I had difficulties with Holm Hansen’s portrayal of Steen as I found it somewhat one dimensional. It must have been a tough job for a young actor as they are on screen for most of the movie and credit to him for a solid performance but, again, a little light and shade might have been helpful. But possibly, Ross wanted Steen as merely a thin reed to be bent by the strong wills of Carlos and Jimmy which are reflected in the bravura, barn-storming performances put in by Banissi and Stolar.

I noted earlier that this is an ambitious movie and I feel there is an element of over ambition – a feeling of reaching too far. By inserting the coda at the end, it feels as though Ross is, in effect, giving us a choice of endings. And I am always dubious when filmmakers give the audience that choice. The political drama reaches its end point with the family birthday party – the roots of the personal tragedy are laid out in the coda. While watching the final part of The Man in Between I was drawn to the conclusion that two good movies had been spliced together – and the sum was not, necessarily equal to the parts. My personal take is that Ross does not quite get that most important fusion right, which is a shame.

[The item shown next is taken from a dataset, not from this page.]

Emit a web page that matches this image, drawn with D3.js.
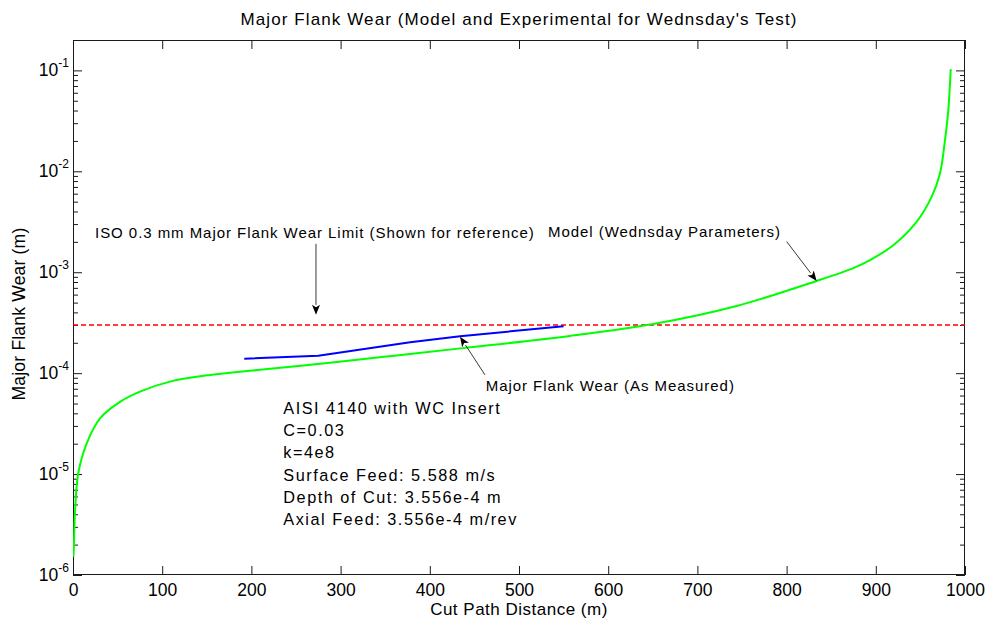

With that being said, the distinct parts are wonderful in their own right and prove that Ross is a talented and visionary filmmaker. Watch this movie and much of the political dialogue and the extraordinary scenes from the coda will stay with you for a long time but be prepared for hard work and do not expect a bundle of laughs. Hopefully, like your reviewer, you will come to care about Steen. My advice to him would have been the old Socratic solution – if you cannot be a good person, at least live your life as though you were one.